Problem details |
Reproduce the material word for word; the images stay out.

Data to process |
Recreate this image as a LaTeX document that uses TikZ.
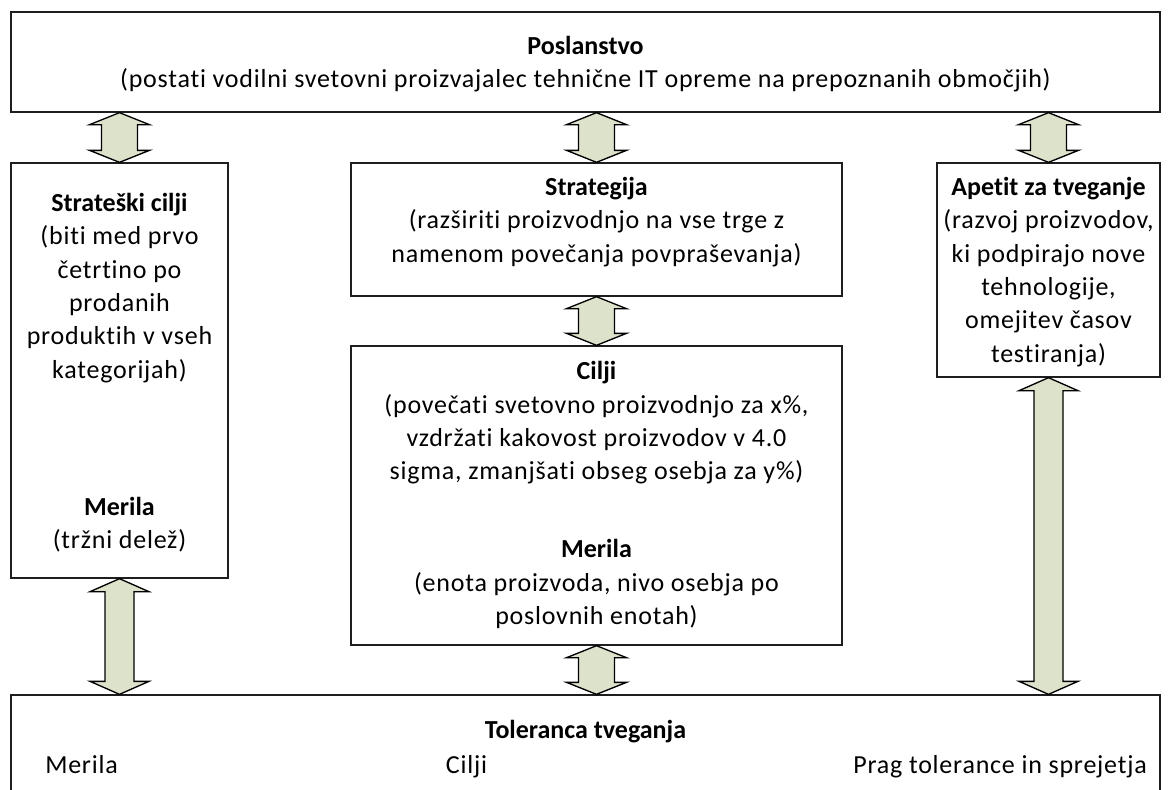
\documentclass[tikz,border=0pt]{standalone}
\usepackage{fontspec}
\setmainfont{Carlito}[Ligatures=NoCommon,LetterSpace=3,BoldFeatures={LetterSpace=0}]
\usetikzlibrary{calc}

\definecolor{arrowgreen}{RGB}{221,226,203}
\definecolor{framegray}{RGB}{30,30,30}

% double-headed block arrow between two points (tip to tip)
% #1 upper tip, #2 lower tip, #3 shaft half width, #4 head half width, #5 head length
\newcommand\blockarrow[5]{%
  \pgfmathsetmacro\bstep{#4-#3}%
  \draw[arrowbody] (#1) -- ++(#4,#5) -- ++(-\bstep,0)
    -- ($(#2)+(#3,-#5)$) -- ++(\bstep,0) -- (#2) -- ++(-#4,-#5)
    -- ++(\bstep,0) -- ($(#1)+(-#3,#5)$) -- ++(-\bstep,0) -- cycle;%
}

\begin{document}
\begin{tikzpicture}[x=0.75pt,y=-0.75pt,
  box/.style={draw=framegray,line width=1pt,fill=white,inner sep=0pt,rectangle},
  label/.style={align=center,inner sep=0pt,font=\fontsize{19.5}{25}\selectfont},
  plain/.style={inner sep=0pt,font=\fontsize{19.5}{25}\selectfont},
  arrowbody/.style={draw=black,line width=1pt,fill=arrowgreen,line join=miter}]
\useasboundingbox (0,0) rectangle (1169,789);
\clip (0,0) rectangle (1169,789);

% frames
\node[box,minimum width=861.75pt,minimum height=75pt] (mission) at (585.5,62) {};
\node[box,minimum width=162.75pt,minimum height=311.25pt] (stratgoals) at (119.5,370.5) {};
\node[box,minimum width=368.25pt,minimum height=99.75pt] (strategy) at (596.5,229.5) {};
\node[box,minimum width=368.25pt,minimum height=224.25pt] (goals) at (596.5,495.5) {};
\node[box,minimum width=167.25pt,minimum height=160.5pt] (appetite) at (1048.5,270) {};
\node[box,minimum width=861.75pt,minimum height=78.75pt] (tolerance) at (585.5,747.5) {};

% texts
\node[label] (missiontxt) at (585.5,64) {\textbf{Poslanstvo}\\(postati vodilni svetovni proizvajalec tehnične IT opreme na prepoznanih območjih)};
\node[label] (sgtxt) at (119.5,288) {\textbf{Strateški cilji}\\(biti med prvo\\četrtino po\\prodanih\\produktih v vseh\\kategorijah)};
\node[label] (sgmeas) at (119.5,525) {\textbf{Merila}\\(tržni delež)};
\node[label] (strattxt) at (596.5,222) {\textbf{Strategija}\\(razširiti proizvodnjo na vse trge z\\namenom povečanja povpraševanja)};
\node[label] (goalstxt) at (596.5,423) {\textbf{Cilji}\\(povečati svetovno proizvodnjo za x\%,\\vzdržati kakovost proizvodov v 4.0\\sigma, zmanjšati obseg osebja za y\%)};
\node[label] (goalsmeas) at (596.5,584) {\textbf{Merila}\\(enota proizvoda, nivo osebja po\\poslovnih enotah)};
\node[label] (apptxt) at (1048.5,272) {\textbf{Apetit za tveganje}\\(razvoj proizvodov,\\ki podpirajo nove\\tehnologije,\\omejitev časov\\testiranja)};
\node[label] (toltitle) at (585.5,732) {\textbf{Toleranca tveganja}};
\node[plain,anchor=base west] (tolmeas) at (45,773) {Merila};
\node[plain,anchor=base] (tolgoals) at (466.5,773) {Cilji};
\node[plain,anchor=base east] (tolthresh) at (1147,773) {Prag tolerance in sprejetja};

% arrow axes
\coordinate (axL) at (119.5,0);
\coordinate (axM) at (596.5,0);
\coordinate (axR) at (1048.5,0);

% connectors
\blockarrow{mission.south -| axL}{stratgoals.north -| axL}{18}{30}{12}
\blockarrow{mission.south -| axM}{strategy.north -| axM}{18}{30}{12}
\blockarrow{mission.south -| axR}{appetite.north -| axR}{18}{30}{12}
\blockarrow{strategy.south -| axM}{goals.north -| axM}{18}{30}{12}
\blockarrow{goals.south -| axM}{tolerance.north -| axM}{18}{30}{12}
\blockarrow{stratgoals.south -| axL}{tolerance.north -| axL}{14.5}{29.5}{13}
\blockarrow{appetite.south -| axR}{tolerance.north -| axR}{14.5}{29.5}{13}
\end{tikzpicture}
\end{document}
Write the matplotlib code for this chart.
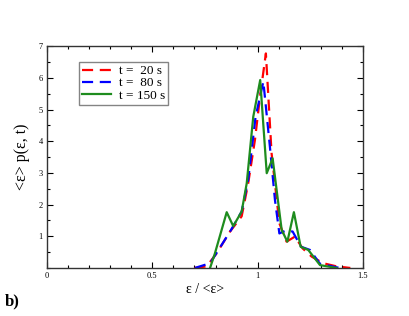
import matplotlib
matplotlib.use('Agg')
import matplotlib.pyplot as plt
from matplotlib.ticker import MultipleLocator

# 数据
x_20 = [0.70, 0.758, 0.805, 0.869, 0.924, 0.955, 0.987, 1.011, 1.039, 1.066,
        1.103, 1.137, 1.177, 1.213, 1.256, 1.311, 1.375, 1.44]
y_20 = [0.0, 0.05, 0.46, 1.15, 1.63, 2.67, 4.04, 5.40, 6.77, 3.62,
        1.41, 0.83, 0.99, 0.62, 0.36, 0.15, 0.05, 0.0]

x_80 = [0.702, 0.774, 0.869, 0.924, 0.955, 0.99, 1.027, 1.058, 1.082, 1.103,
        1.134, 1.166, 1.206, 1.248, 1.296, 1.39]
y_80 = [0.0, 0.15, 1.15, 1.78, 2.78, 4.77, 5.88, 3.83, 2.15, 1.09,
        1.18, 1.15, 0.67, 0.57, 0.13, 0.0]

x_150 = [0.774, 0.797, 0.853, 0.884, 0.924, 0.948, 0.979, 1.012, 1.043, 1.071,
         1.114, 1.141, 1.172, 1.204, 1.24, 1.296, 1.375]
y_150 = [0.0, 0.46, 1.76, 1.32, 1.78, 2.67, 4.77, 5.93, 2.99, 3.46,
         1.20, 0.83, 1.76, 0.67, 0.57, 0.09, 0.0]

labels = ['t =  20 s', 't =  80 s', 't = 150 s']

plt.rcParams['font.family'] = ['Liberation Serif', 'DejaVu Serif']
plt.rcParams['mathtext.fontset'] = 'stix'

fig = plt.figure(figsize=(4.09, 3.16), dpi=100)
ax = fig.add_axes([0.115, 0.152, 0.7725, 0.702])

ax.plot(x_20, y_20, color='#ff0000', lw=1.6, ls=(0, (5, 3)), label=labels[0])
ax.plot(x_80, y_80, color='#0000ff', lw=1.6, ls=(0, (5, 3)), label=labels[1])
ax.plot(x_150, y_150, color='#1e8c1e', lw=1.6, label=labels[2])

ax.set_xlim(0, 1.5)
ax.set_ylim(0, 7)
ax.xaxis.set_minor_locator(MultipleLocator(0.1))
ax.yaxis.set_minor_locator(MultipleLocator(0.5))
ax.set_xticks([0, 0.5, 1, 1.5])
ax.set_xticklabels(['0', '0.5', '1', '1.5'])
ax.set_yticks([1, 2, 3, 4, 5, 6, 7])
ax.set_yticklabels(['1', '2', '3', '4', '5', '6', '7'])
ax.tick_params(which='both', direction='in', top=True, right=True,
               labelsize=6, width=0.8, pad=3)
ax.tick_params(which='major', length=4)
ax.tick_params(which='minor', length=2)
for s in ax.spines.values():
    s.set_linewidth(1.0)
    s.set_color('#333333')

ax.set_xlabel('ε / <ε>', fontsize=10, labelpad=2)
ax.set_ylabel('<ε> p(ε, t)', fontsize=11.5, labelpad=6)

leg = ax.legend(loc='upper left', bbox_to_anchor=(0.1, 0.93), fontsize=9.5,
                frameon=True, fancybox=False, edgecolor='#666666',
                handlelength=2.2, handletextpad=0.6, borderpad=0.25,
                labelspacing=0.0, borderaxespad=0)
leg.get_frame().set_linewidth(1.0)

fig.text(0.012, 0.035, 'b)', fontsize=12, fontweight='bold')

fig.savefig('out.png', dpi=100)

Solution for this problem |
Recreate this image as a LaTeX document that uses TikZ.
\documentclass[tikz,border=0pt]{standalone}
\usepackage{fontspec}
\setmainfont{Carlito}[Ligatures=NoCommon,LetterSpace=3,BoldFeatures={LetterSpace=0}]
\usetikzlibrary{calc}

\definecolor{arrowgreen}{RGB}{221,226,203}
\definecolor{framegray}{RGB}{30,30,30}

% double-headed block arrow between two points (tip to tip)
% #1 upper tip, #2 lower tip, #3 shaft half width, #4 head half width, #5 head length
\newcommand\blockarrow[5]{%
  \pgfmathsetmacro\bstep{#4-#3}%
  \draw[arrowbody] (#1) -- ++(#4,#5) -- ++(-\bstep,0)
    -- ($(#2)+(#3,-#5)$) -- ++(\bstep,0) -- (#2) -- ++(-#4,-#5)
    -- ++(\bstep,0) -- ($(#1)+(-#3,#5)$) -- ++(-\bstep,0) -- cycle;%
}

\begin{document}
\begin{tikzpicture}[x=0.75pt,y=-0.75pt,
  box/.style={draw=framegray,line width=1pt,fill=white,inner sep=0pt,rectangle},
  label/.style={align=center,inner sep=0pt,font=\fontsize{19.5}{25}\selectfont},
  plain/.style={inner sep=0pt,font=\fontsize{19.5}{25}\selectfont},
  arrowbody/.style={draw=black,line width=1pt,fill=arrowgreen,line join=miter}]
\useasboundingbox (0,0) rectangle (1169,789);
\clip (0,0) rectangle (1169,789);

% frames
\node[box,minimum width=861.75pt,minimum height=75pt] (mission) at (585.5,62) {};
\node[box,minimum width=162.75pt,minimum height=311.25pt] (stratgoals) at (119.5,370.5) {};
\node[box,minimum width=368.25pt,minimum height=99.75pt] (strategy) at (596.5,229.5) {};
\node[box,minimum width=368.25pt,minimum height=224.25pt] (goals) at (596.5,495.5) {};
\node[box,minimum width=167.25pt,minimum height=160.5pt] (appetite) at (1048.5,270) {};
\node[box,minimum width=861.75pt,minimum height=78.75pt] (tolerance) at (585.5,747.5) {};

% texts
\node[label] (missiontxt) at (585.5,64) {\textbf{Poslanstvo}\\(postati vodilni svetovni proizvajalec tehnične IT opreme na prepoznanih območjih)};
\node[label] (sgtxt) at (119.5,288) {\textbf{Strateški cilji}\\(biti med prvo\\četrtino po\\prodanih\\produktih v vseh\\kategorijah)};
\node[label] (sgmeas) at (119.5,525) {\textbf{Merila}\\(tržni delež)};
\node[label] (strattxt) at (596.5,222) {\textbf{Strategija}\\(razširiti proizvodnjo na vse trge z\\namenom povečanja povpraševanja)};
\node[label] (goalstxt) at (596.5,423) {\textbf{Cilji}\\(povečati svetovno proizvodnjo za x\%,\\vzdržati kakovost proizvodov v 4.0\\sigma, zmanjšati obseg osebja za y\%)};
\node[label] (goalsmeas) at (596.5,584) {\textbf{Merila}\\(enota proizvoda, nivo osebja po\\poslovnih enotah)};
\node[label] (apptxt) at (1048.5,272) {\textbf{Apetit za tveganje}\\(razvoj proizvodov,\\ki podpirajo nove\\tehnologije,\\omejitev časov\\testiranja)};
\node[label] (toltitle) at (585.5,732) {\textbf{Toleranca tveganja}};
\node[plain,anchor=base west] (tolmeas) at (45,773) {Merila};
\node[plain,anchor=base] (tolgoals) at (466.5,773) {Cilji};
\node[plain,anchor=base east] (tolthresh) at (1147,773) {Prag tolerance in sprejetja};

% arrow axes
\coordinate (axL) at (119.5,0);
\coordinate (axM) at (596.5,0);
\coordinate (axR) at (1048.5,0);

% connectors
\blockarrow{mission.south -| axL}{stratgoals.north -| axL}{18}{30}{12}
\blockarrow{mission.south -| axM}{strategy.north -| axM}{18}{30}{12}
\blockarrow{mission.south -| axR}{appetite.north -| axR}{18}{30}{12}
\blockarrow{strategy.south -| axM}{goals.north -| axM}{18}{30}{12}
\blockarrow{goals.south -| axM}{tolerance.north -| axM}{18}{30}{12}
\blockarrow{stratgoals.south -| axL}{tolerance.north -| axL}{14.5}{29.5}{13}
\blockarrow{appetite.south -| axR}{tolerance.north -| axR}{14.5}{29.5}{13}
\end{tikzpicture}
\end{document}
Write the matplotlib code for this chart.
import matplotlib
matplotlib.use('Agg')
import matplotlib.pyplot as plt
from matplotlib.ticker import MultipleLocator

# 数据
x_20 = [0.70, 0.758, 0.805, 0.869, 0.924, 0.955, 0.987, 1.011, 1.039, 1.066,
        1.103, 1.137, 1.177, 1.213, 1.256, 1.311, 1.375, 1.44]
y_20 = [0.0, 0.05, 0.46, 1.15, 1.63, 2.67, 4.04, 5.40, 6.77, 3.62,
        1.41, 0.83, 0.99, 0.62, 0.36, 0.15, 0.05, 0.0]

x_80 = [0.702, 0.774, 0.869, 0.924, 0.955, 0.99, 1.027, 1.058, 1.082, 1.103,
        1.134, 1.166, 1.206, 1.248, 1.296, 1.39]
y_80 = [0.0, 0.15, 1.15, 1.78, 2.78, 4.77, 5.88, 3.83, 2.15, 1.09,
        1.18, 1.15, 0.67, 0.57, 0.13, 0.0]

x_150 = [0.774, 0.797, 0.853, 0.884, 0.924, 0.948, 0.979, 1.012, 1.043, 1.071,
         1.114, 1.141, 1.172, 1.204, 1.24, 1.296, 1.375]
y_150 = [0.0, 0.46, 1.76, 1.32, 1.78, 2.67, 4.77, 5.93, 2.99, 3.46,
         1.20, 0.83, 1.76, 0.67, 0.57, 0.09, 0.0]

labels = ['t =  20 s', 't =  80 s', 't = 150 s']

plt.rcParams['font.family'] = ['Liberation Serif', 'DejaVu Serif']
plt.rcParams['mathtext.fontset'] = 'stix'

fig = plt.figure(figsize=(4.09, 3.16), dpi=100)
ax = fig.add_axes([0.115, 0.152, 0.7725, 0.702])

ax.plot(x_20, y_20, color='#ff0000', lw=1.6, ls=(0, (5, 3)), label=labels[0])
ax.plot(x_80, y_80, color='#0000ff', lw=1.6, ls=(0, (5, 3)), label=labels[1])
ax.plot(x_150, y_150, color='#1e8c1e', lw=1.6, label=labels[2])

ax.set_xlim(0, 1.5)
ax.set_ylim(0, 7)
ax.xaxis.set_minor_locator(MultipleLocator(0.1))
ax.yaxis.set_minor_locator(MultipleLocator(0.5))
ax.set_xticks([0, 0.5, 1, 1.5])
ax.set_xticklabels(['0', '0.5', '1', '1.5'])
ax.set_yticks([1, 2, 3, 4, 5, 6, 7])
ax.set_yticklabels(['1', '2', '3', '4', '5', '6', '7'])
ax.tick_params(which='both', direction='in', top=True, right=True,
               labelsize=6, width=0.8, pad=3)
ax.tick_params(which='major', length=4)
ax.tick_params(which='minor', length=2)
for s in ax.spines.values():
    s.set_linewidth(1.0)
    s.set_color('#333333')

ax.set_xlabel('ε / <ε>', fontsize=10, labelpad=2)
ax.set_ylabel('<ε> p(ε, t)', fontsize=11.5, labelpad=6)

leg = ax.legend(loc='upper left', bbox_to_anchor=(0.1, 0.93), fontsize=9.5,
                frameon=True, fancybox=False, edgecolor='#666666',
                handlelength=2.2, handletextpad=0.6, borderpad=0.25,
                labelspacing=0.0, borderaxespad=0)
leg.get_frame().set_linewidth(1.0)

fig.text(0.012, 0.035, 'b)', fontsize=12, fontweight='bold')

fig.savefig('out.png', dpi=100)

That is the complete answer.